Initial report from Bauchi State suggested the intention of the state government to pay workers half of their salary for April, May and June as part of their contribution to the battle against COVID-19 in the state. The Senior Special Assistant (SSA) on Media to Governor Bala Mohammad, Muktar Gidado, said it was the agreement reached at a meeting held with the State Head of Service, permanent secretaries, directors and the organised labour on April 3. Based on resolutions, permanent secretaries and their equivalents will contribute 10 per cent of their salaries for the months of April, May and June 2020. The contribution does not exempt any category of workers. “Directors on Grade Levels 16 to 17 both in the state and local governments will contribute five per cent of their salaries for the period of aforementioned months. Workers on Grade Levels 1 to 15 in the state and local governments will contribute one per cent from their salaries for the same months of April, May and June,” Gidado stated.

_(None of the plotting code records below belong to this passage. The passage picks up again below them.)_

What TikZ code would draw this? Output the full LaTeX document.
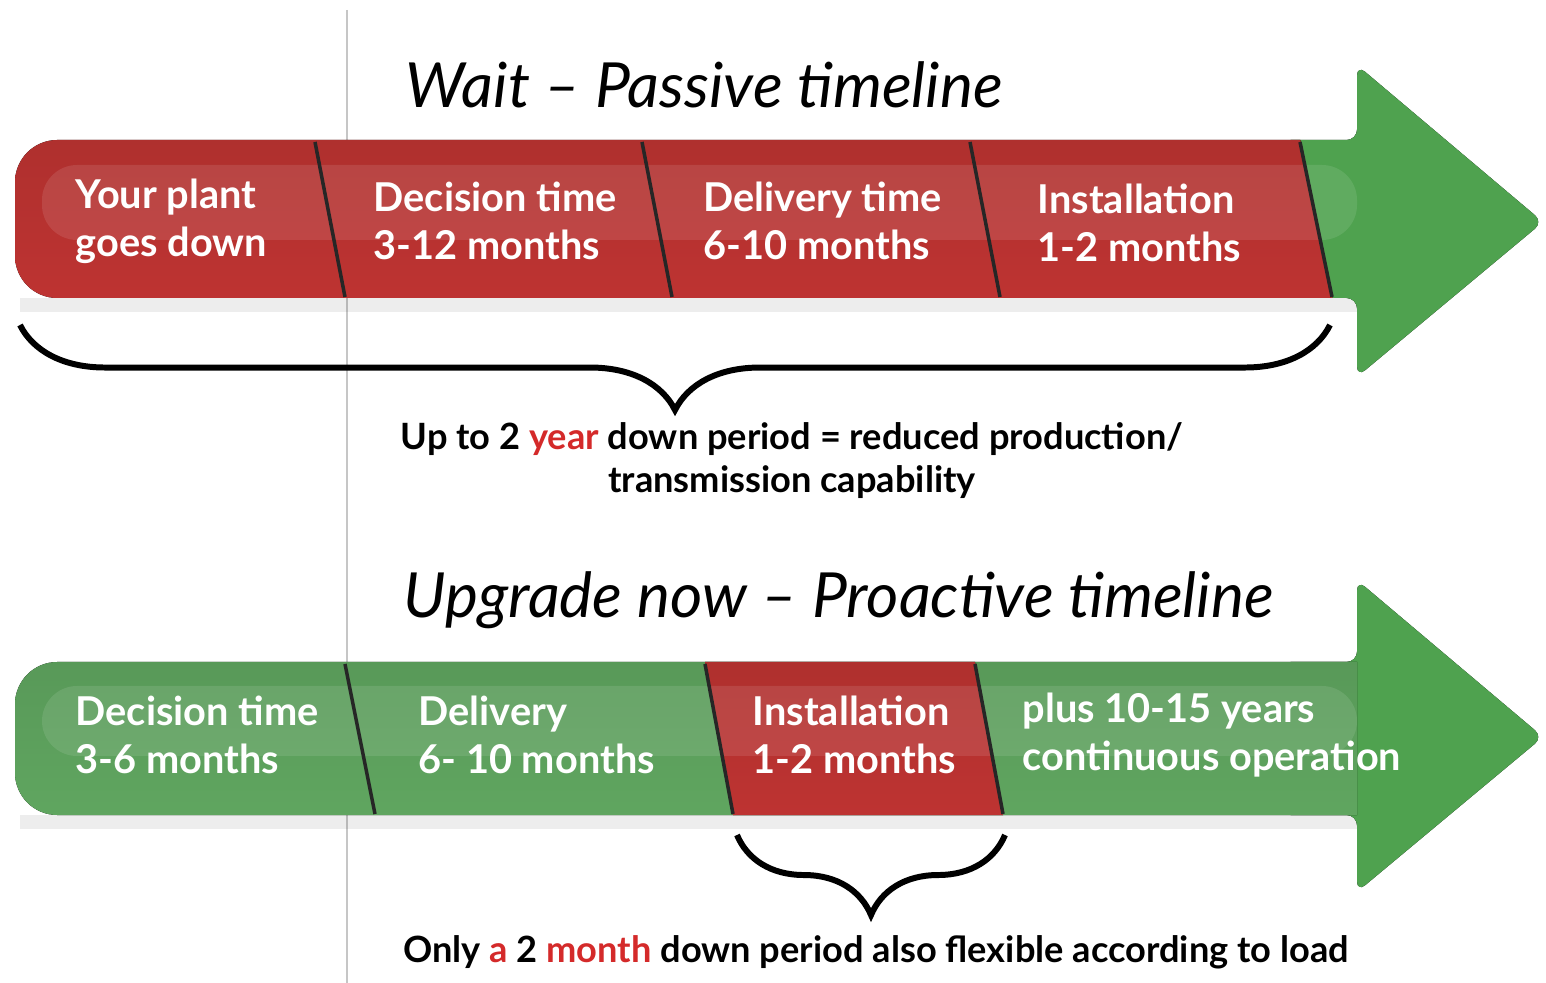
\documentclass[tikz,border=0pt]{standalone}
\usepackage{fontspec}
\setmainfont{Lato}
\usetikzlibrary{positioning,decorations.pathreplacing,calc}
\definecolor{barred}{RGB}{206,56,54}
\definecolor{barredhi}{RGB}{226,100,96}
\definecolor{bargreen}{RGB}{104,180,104}
\definecolor{bargreenhi}{RGB}{150,206,146}
\definecolor{headgreen}{RGB}{86,176,86}
\definecolor{capred}{RGB}{212,42,42}

\begin{document}
\begin{tikzpicture}[
  x=0.01cm, y=-0.01cm,
  redfill/.style   = {top color=barred!85!black, middle color=barredhi, bottom color=barred!92!black},
  greenfill/.style = {top color=bargreen!85!black, middle color=bargreenhi, bottom color=bargreen!92!black},
  headfill/.style  = {top color=headgreen!92!black, middle color=headgreen!85!white, bottom color=headgreen!92!black,
                      rounded corners=3pt},
  gloss/.style     = {fill=white, opacity=0.1, rounded corners=10pt},
  divider/.style   = {line width=1pt, black!85},
  seg/.style       = {font=\bfseries\fontsize{11.3}{13.6}\selectfont, text=white, align=left,
                      anchor=west, inner sep=0pt},
  ttl/.style       = {font=\itshape\fontsize{17.7}{20}\selectfont, anchor=base west, inner sep=0pt},
  captxt/.style    = {font=\bfseries\fontsize{10.3}{12.2}\selectfont, align=center, inner sep=0pt},
  brace/.style     = {decorate, decoration={brace, mirror, amplitude=#1}, line width=1.7pt},
]
\useasboundingbox (0,0) rectangle (1546,983);

% guide line
\draw[gray!45, line width=0.6pt] (347,10) -- (347,983);

% ---- passive timeline
\node[ttl] (waitttl) at (405,108) {Wait -- Passive timeline};

\fill[black, opacity=0.07] (20,298) rectangle (1357,312);
\fill[headfill] (1280,140) -- (1357,140) -- (1357,65) -- (1543,222) -- (1357,377) -- (1357,298) -- (1280,298) -- cycle;
\begin{scope}
  \clip (0,0) -- (1272,0) -- (1353,400) -- (0,400) -- cycle;
  \fill[redfill, rounded corners=12pt] (15,140) rectangle (1400,298);
\end{scope}
\fill[gloss] (42,165) rectangle (1357,240);
\foreach \xa/\xb in {315/345, 642/672, 970/1000, 1300/1332}
  \draw[divider] (\xa,142) -- (\xb,297);

\node[seg] (plant)    at (75,221)   {Your plant\\goes down};
\node[seg] (pdecide)  at (373,221)  {Decision time\\3-12 months};
\node[seg] (pdeliver) at (703,221)  {Delivery time\\6-10 months};
\node[seg] (pinstall) at (1037,223) {Installation\\1-2 months};

\coordinate (pbraceL) at (20,325);
\coordinate (pbraceR) at (1330,325);
\draw[brace=0.85cm] (pbraceL) -- (pbraceR);
\node[captxt] (pcap) at (792,461)
  {Up to 2 \textcolor{capred}{year} down period = reduced production/\\transmission capability};

% ---- proactive timeline
\node[ttl] (upttl) at (403,618) {Upgrade now -- Proactive timeline};

\fill[black, opacity=0.07] (20,815) rectangle (1357,829);
\fill[headfill] (1280,662) -- (1357,662) -- (1357,580) -- (1543,737) -- (1357,892) -- (1357,815) -- (1280,815) -- cycle;
\begin{scope}
  \clip (0,0) -- (1357,0) -- (1357,983) -- (0,983) -- cycle;
  \fill[greenfill, rounded corners=12pt] (15,662) rectangle (1400,815);
\end{scope}
\fill[redfill] (705,662) -- (975,662) -- (1003,815) -- (733,815) -- cycle;
\fill[gloss] (42,686) rectangle (1357,756);
\foreach \xa/\xb in {345/375, 705/733, 975/1003}
  \draw[divider] (\xa,664) -- (\xb,814);

\node[seg] (adecide)  at (75,735)   {Decision time\\3-6 months};
\node[seg] (adeliver) at (418,735)  {Delivery\\6- 10 months};
\node[seg] (ainstall) at (752,735)  {Installation\\1-2 months};
\node[seg] (aoperate) at (1022,735) {plus 10-15 years\\continuous operation};

\coordinate (abraceL) at (737,835);
\coordinate (abraceR) at (1005,835);
\draw[brace=0.8cm] (abraceL) -- (abraceR);
\node[captxt] (acap) at (876,952)
  {Only \textcolor{capred}{a} 2 \textcolor{capred}{month} down period also flexible according to load};
\end{tikzpicture}
\end{document}
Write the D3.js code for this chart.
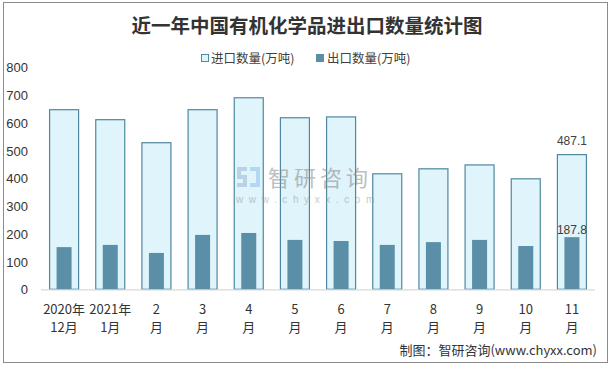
<!DOCTYPE html>
<html><head><meta charset="utf-8">
<script src="https://cdn.jsdelivr.net/npm/d3@7"></script>
<style>body{margin:0;background:#fff;}svg{display:block;}</style>
</head><body>
<svg id="c" width="612" height="367"></svg>
<script>
const categories = ["2020年|12月","2021年|1月","2|月","3|月","4|月","5|月","6|月","7|月","8|月","9|月","10|月","11|月"];
const importValues = [649, 613, 530, 649, 692, 620, 623, 418, 436, 450, 400, 487.1];
const exportValues = [152, 160, 131, 196, 203, 178, 174, 160, 170, 178, 156, 187.8];
const yTicks = [0,100,200,300,400,500,600,700,800];
const seriesNames = ["进口数量(万吨)","出口数量(万吨)"];
const labelIndex = 11;

(function(){
const svg = d3.select("#c");
const pLeft = 41, pRight = 595, pTop = 67.3, pBottom = 289.3;
const font = "'Liberation Sans','Noto Sans CJK SC',sans-serif";
const cjk = "'Noto Sans CJK SC','Liberation Sans',sans-serif";

svg.append("rect").attr("x",3.5).attr("y",2.5).attr("width",604).attr("height",360)
  .attr("fill","#fff").attr("stroke","#8c8c8c").attr("stroke-width",1);

const x = d3.scaleBand().domain(categories).range([pLeft,pRight]).paddingInner(0.35).paddingOuter(0.175);
const y = d3.scaleLinear().domain([0,800]).range([pBottom,pTop]);

// title
svg.append("text").attr("x",307).attr("y",33).attr("text-anchor","middle")
  .attr("font-family","'Noto Sans CJK SC',serif").attr("font-weight","bold")
  .attr("font-size",19.5).attr("fill","#333").text("近一年中国有机化学品进出口数量统计图");

// legend
const lg = svg.append("g").attr("font-family",cjk).attr("font-size",12.5).attr("fill","#404040");
lg.append("rect").attr("x",201.5).attr("y",54.5).attr("width",7).attr("height",7).attr("fill","#dff4fb").attr("stroke","#4f88a0");
lg.append("text").attr("x",211).attr("y",62.5).text(seriesNames[0]);
lg.append("rect").attr("x",316).attr("y",54).attr("width",8).attr("height",8).attr("fill","#5b8fa8");
lg.append("text").attr("x",327).attr("y",62.5).text(seriesNames[1]);

// y axis
const yAxis = d3.axisLeft(y).tickValues(yTicks).tickSize(0).tickPadding(0);
const ga = svg.append("g").attr("transform","translate(28,0)").call(yAxis);
ga.select(".domain").remove();
ga.selectAll("text").attr("font-family",font).attr("font-size",13).attr("fill","#333").attr("dy","0.35em");

// bars
svg.append("g").selectAll("rect").data(importValues).join("rect")
  .attr("x",(d,i)=>x(categories[i])+0.5).attr("y",d=>y(d)+0.5)
  .attr("width",x.bandwidth()-1).attr("height",d=>pBottom-y(d)-0.5)
  .attr("fill","#dff4fb").attr("stroke","#4f88a0").attr("stroke-width",1.2);
svg.append("g").selectAll("rect").data(exportValues).join("rect")
  .attr("x",(d,i)=>x(categories[i])+x.bandwidth()/4).attr("y",d=>y(d))
  .attr("width",x.bandwidth()/2).attr("height",d=>pBottom-y(d))
  .attr("fill","#5b8fa8");

// baseline
svg.append("line").attr("x1",pLeft).attr("x2",pRight).attr("y1",pBottom+0.5).attr("y2",pBottom+0.5)
  .attr("stroke","#d9d9d9").attr("stroke-width",1.2);

// watermark (drawn over bars, faint)
const wm = svg.append("g").attr("opacity",0.55);
wm.append("path").attr("d","M237,167h10v4h-6v4h6v12h-10v-4h6v-4h-6z").attr("fill","#9fb6d8");
wm.append("path").attr("d","M250,167h10v20h-10v-4h6v-12h-6z").attr("fill","#8fc0e8");
wm.append("text").attr("x",268).attr("y",186).attr("font-family",cjk).attr("font-size",22).attr("fill","#8a8a8a").attr("letter-spacing",4).text("智研咨询");
wm.append("text").attr("x",236).attr("y",203).attr("font-family",font).attr("font-size",10).attr("fill","#9a9a9a").attr("letter-spacing",5.6).text("www.chyxx.com");

// value labels
const cx = x(categories[labelIndex]) + x.bandwidth()/2;
svg.append("text").attr("x",cx).attr("y",y(importValues[labelIndex])-9).attr("text-anchor","middle")
  .attr("font-family",font).attr("font-size",12).attr("fill","#404040").text(importValues[labelIndex].toFixed(1));
svg.append("text").attr("x",cx).attr("y",y(exportValues[labelIndex])-3).attr("text-anchor","middle")
  .attr("font-family",font).attr("font-size",12).attr("fill","#404040").text(exportValues[labelIndex].toFixed(1));

// x labels
const xl = svg.append("g").attr("font-family",cjk).attr("font-size",13).attr("fill","#333").attr("text-anchor","middle");
categories.forEach(c=>{
  const [a,b] = c.split("|");
  const px = x(c)+x.bandwidth()/2;
  xl.append("text").attr("x",px).attr("y",314).text(a);
  xl.append("text").attr("x",px).attr("y",332).text(b);
});

// source
svg.append("text").attr("x",597).attr("y",355).attr("text-anchor","end")
  .attr("font-family",cjk).attr("font-size",13).attr("fill","#333").text("制图：智研咨询(www.chyxx.com)");
})();
</script>
</body></html>
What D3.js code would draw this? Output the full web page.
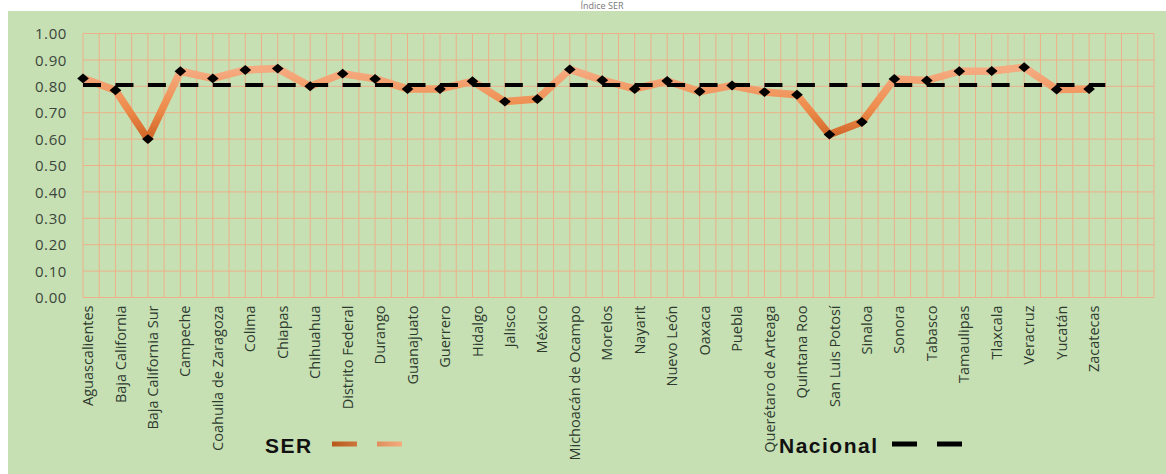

The issue is generating hiccups in Kogi State where because of feelers that the workers might be paid only 50 per cent of their salary for the month of April. Development on the issue remain sketchy, even though some groups and individuals are already expressing reservation if the government at all has such plan.
Comrade Adams Oshiomhole seems to have aligned with his constituency on the need for such sacrifice from workers. The former president of the NLC, who is the current national chairman of the ruling All Progressives Congress (APC), reportedly wrote in an article published to mark Labour Day that the slashing of workers’ salary or downsizing was inappropriate. Instead, he advocated that governors reduce the cost of governance. His words: “Cutting wages is most unhelpful in the circumstance. It’s like asking an anaemic patient to donate blood to save the lives of other patients in need of blood transfusion.” The incumbent NLC president, Ayuba Wabba, said the priority now should be wage protection as opposed to reduction because of the enormous sacrifice workers have continued to make for the country. Wabba used the opportunity of the 2020 International Workers Memorial Workers’ Day to issue the warning. “In reciprocation of the enormous sacrifice made by workers, we urge employers of labour to show solidarity with the sacrifice of our workers and people by ensuring wage protection, income support and social inclusion at these trying times,” Wabba said.
Given the controversy generated by the plan to slash the salaries of workers by some governors, it is most likely that many of their colleagues may have gone back to the drawn board if they had the same measure before to cushion the impact of the coronavirus. For now, the citizens, especially workers, will await such alternatives.